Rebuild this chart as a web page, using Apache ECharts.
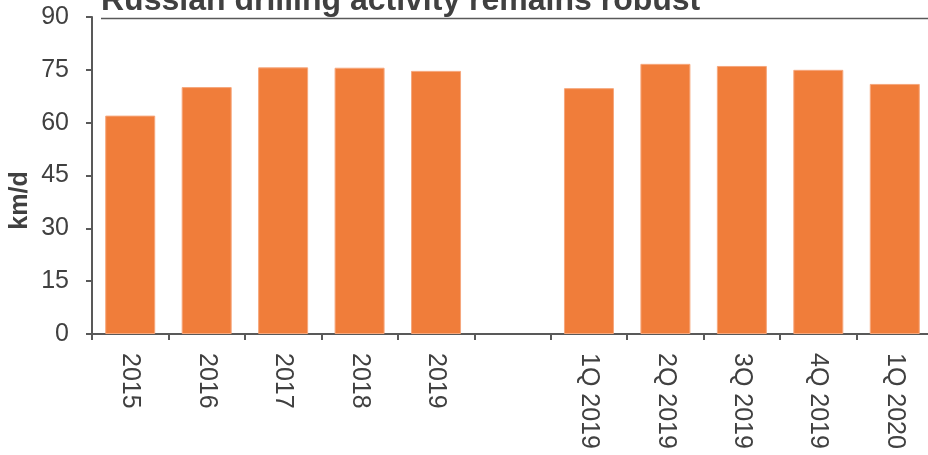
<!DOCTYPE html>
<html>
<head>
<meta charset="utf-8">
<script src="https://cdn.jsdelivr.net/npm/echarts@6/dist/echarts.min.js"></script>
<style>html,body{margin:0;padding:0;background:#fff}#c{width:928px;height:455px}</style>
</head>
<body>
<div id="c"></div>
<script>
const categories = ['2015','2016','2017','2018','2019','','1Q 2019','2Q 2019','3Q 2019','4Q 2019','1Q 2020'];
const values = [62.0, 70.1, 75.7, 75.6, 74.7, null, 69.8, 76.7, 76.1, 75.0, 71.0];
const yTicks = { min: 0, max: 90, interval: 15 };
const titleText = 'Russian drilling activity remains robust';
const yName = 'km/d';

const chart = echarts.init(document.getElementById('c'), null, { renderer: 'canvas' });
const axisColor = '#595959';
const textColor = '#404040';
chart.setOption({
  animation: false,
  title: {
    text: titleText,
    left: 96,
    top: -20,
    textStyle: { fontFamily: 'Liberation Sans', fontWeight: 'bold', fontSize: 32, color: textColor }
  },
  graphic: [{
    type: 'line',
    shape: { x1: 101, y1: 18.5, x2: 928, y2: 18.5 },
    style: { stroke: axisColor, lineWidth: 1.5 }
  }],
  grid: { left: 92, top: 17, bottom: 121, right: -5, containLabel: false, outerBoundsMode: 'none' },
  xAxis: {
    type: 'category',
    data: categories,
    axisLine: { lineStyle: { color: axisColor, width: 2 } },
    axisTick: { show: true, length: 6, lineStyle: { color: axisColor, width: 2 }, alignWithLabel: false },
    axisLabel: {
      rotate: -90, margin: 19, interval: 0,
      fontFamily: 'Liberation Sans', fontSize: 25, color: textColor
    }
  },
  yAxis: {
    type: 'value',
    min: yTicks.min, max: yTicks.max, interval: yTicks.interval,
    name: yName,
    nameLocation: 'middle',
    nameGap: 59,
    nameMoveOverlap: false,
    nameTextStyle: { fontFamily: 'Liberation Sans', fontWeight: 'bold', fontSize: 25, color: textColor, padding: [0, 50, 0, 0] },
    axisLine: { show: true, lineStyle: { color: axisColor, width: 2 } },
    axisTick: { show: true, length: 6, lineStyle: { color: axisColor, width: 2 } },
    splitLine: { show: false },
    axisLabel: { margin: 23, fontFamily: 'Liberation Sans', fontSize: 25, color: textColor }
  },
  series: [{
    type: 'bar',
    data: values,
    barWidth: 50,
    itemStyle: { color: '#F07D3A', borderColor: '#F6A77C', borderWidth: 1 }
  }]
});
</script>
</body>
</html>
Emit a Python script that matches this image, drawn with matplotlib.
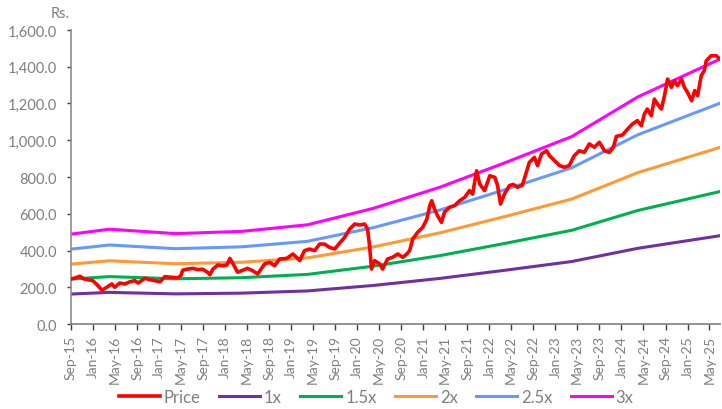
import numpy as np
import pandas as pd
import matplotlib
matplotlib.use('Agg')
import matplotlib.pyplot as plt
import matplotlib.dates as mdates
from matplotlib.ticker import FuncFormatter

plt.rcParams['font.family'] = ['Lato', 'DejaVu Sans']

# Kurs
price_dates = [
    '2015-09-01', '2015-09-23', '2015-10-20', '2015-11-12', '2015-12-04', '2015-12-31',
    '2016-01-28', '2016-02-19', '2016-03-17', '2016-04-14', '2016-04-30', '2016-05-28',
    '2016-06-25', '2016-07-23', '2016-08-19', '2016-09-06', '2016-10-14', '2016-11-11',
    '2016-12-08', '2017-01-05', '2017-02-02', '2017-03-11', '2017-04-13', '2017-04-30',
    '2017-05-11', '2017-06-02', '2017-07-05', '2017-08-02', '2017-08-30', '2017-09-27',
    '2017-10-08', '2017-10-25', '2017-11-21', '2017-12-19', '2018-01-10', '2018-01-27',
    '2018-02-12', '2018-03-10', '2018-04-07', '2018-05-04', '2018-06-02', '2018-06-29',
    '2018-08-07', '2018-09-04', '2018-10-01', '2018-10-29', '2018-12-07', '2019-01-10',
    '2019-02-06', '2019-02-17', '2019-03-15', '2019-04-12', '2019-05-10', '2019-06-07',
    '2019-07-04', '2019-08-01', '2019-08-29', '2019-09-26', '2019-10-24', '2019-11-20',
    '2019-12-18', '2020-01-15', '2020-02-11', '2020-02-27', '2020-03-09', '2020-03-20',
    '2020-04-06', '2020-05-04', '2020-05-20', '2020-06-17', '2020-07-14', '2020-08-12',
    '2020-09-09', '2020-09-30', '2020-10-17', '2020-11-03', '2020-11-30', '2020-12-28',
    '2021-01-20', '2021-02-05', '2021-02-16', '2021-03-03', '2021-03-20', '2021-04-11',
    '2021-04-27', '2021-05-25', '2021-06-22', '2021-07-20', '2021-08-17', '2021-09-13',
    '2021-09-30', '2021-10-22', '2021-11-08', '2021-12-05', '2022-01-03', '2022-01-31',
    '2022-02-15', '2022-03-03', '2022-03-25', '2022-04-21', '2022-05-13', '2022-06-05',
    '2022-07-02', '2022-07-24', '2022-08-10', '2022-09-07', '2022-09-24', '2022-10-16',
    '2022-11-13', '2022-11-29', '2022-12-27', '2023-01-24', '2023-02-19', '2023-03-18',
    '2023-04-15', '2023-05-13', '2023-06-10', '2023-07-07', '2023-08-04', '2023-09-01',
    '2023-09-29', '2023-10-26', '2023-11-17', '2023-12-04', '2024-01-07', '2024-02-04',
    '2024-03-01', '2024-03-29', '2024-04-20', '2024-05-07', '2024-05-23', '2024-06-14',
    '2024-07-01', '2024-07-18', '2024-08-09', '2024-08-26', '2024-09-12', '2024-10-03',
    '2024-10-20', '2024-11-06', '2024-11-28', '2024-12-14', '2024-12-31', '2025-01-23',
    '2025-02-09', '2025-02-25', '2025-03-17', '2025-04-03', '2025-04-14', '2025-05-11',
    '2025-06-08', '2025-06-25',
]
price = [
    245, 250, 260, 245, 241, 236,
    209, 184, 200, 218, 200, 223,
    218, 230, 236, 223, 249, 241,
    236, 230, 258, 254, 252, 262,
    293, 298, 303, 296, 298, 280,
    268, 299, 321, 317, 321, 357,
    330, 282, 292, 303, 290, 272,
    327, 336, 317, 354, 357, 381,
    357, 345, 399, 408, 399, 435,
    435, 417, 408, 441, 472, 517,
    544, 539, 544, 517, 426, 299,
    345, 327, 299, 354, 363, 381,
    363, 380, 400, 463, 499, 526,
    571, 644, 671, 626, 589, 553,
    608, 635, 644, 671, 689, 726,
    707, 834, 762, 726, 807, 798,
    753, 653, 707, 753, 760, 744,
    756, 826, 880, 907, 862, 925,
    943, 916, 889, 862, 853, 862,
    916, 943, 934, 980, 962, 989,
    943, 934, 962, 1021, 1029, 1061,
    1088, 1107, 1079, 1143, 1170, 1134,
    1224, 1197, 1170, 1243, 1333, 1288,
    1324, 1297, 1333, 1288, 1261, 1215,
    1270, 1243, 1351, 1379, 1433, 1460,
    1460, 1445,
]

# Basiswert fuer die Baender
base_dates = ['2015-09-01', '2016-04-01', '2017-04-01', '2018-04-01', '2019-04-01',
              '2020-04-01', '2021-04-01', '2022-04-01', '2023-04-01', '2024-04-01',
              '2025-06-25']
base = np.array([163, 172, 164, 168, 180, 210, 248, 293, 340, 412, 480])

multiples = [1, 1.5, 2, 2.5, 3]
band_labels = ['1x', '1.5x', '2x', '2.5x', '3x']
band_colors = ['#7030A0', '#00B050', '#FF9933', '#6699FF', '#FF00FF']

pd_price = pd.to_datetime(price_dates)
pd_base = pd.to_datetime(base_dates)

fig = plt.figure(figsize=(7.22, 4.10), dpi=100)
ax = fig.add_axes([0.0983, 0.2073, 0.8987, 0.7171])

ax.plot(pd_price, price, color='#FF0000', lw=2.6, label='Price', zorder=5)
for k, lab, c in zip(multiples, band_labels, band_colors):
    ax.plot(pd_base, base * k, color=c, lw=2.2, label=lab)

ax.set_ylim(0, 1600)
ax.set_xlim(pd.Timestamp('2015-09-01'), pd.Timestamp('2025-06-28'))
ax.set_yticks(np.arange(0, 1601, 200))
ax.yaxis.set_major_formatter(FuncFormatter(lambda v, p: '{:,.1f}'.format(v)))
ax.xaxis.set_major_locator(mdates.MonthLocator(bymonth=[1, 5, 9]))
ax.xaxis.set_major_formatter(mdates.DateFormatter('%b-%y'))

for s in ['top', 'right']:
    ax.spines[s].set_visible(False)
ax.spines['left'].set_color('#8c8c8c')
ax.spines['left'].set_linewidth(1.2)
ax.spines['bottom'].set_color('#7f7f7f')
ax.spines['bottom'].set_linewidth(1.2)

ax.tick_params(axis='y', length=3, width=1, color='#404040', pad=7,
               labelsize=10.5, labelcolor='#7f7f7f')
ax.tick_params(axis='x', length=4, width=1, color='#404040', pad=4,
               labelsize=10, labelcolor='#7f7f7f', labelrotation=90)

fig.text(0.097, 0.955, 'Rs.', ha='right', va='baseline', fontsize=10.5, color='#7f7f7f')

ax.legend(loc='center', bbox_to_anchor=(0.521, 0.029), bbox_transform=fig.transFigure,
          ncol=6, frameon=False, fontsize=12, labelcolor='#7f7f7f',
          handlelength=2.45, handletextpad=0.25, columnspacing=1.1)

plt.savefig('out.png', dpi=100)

Short task ::
Above are the records. Print exactly the lines from the one containing "Emit a Python" to the one containing "plt.rcParams['font.family'] = ['Lato', 'DejaVu", both included, and nothing else; pictures are excluded.

Task solution ::
Emit a Python script that matches this image, drawn with matplotlib.
import numpy as np
import pandas as pd
import matplotlib
matplotlib.use('Agg')
import matplotlib.pyplot as plt
import matplotlib.dates as mdates
from matplotlib.ticker import FuncFormatter

plt.rcParams['font.family'] = ['Lato', 'DejaVu Sans']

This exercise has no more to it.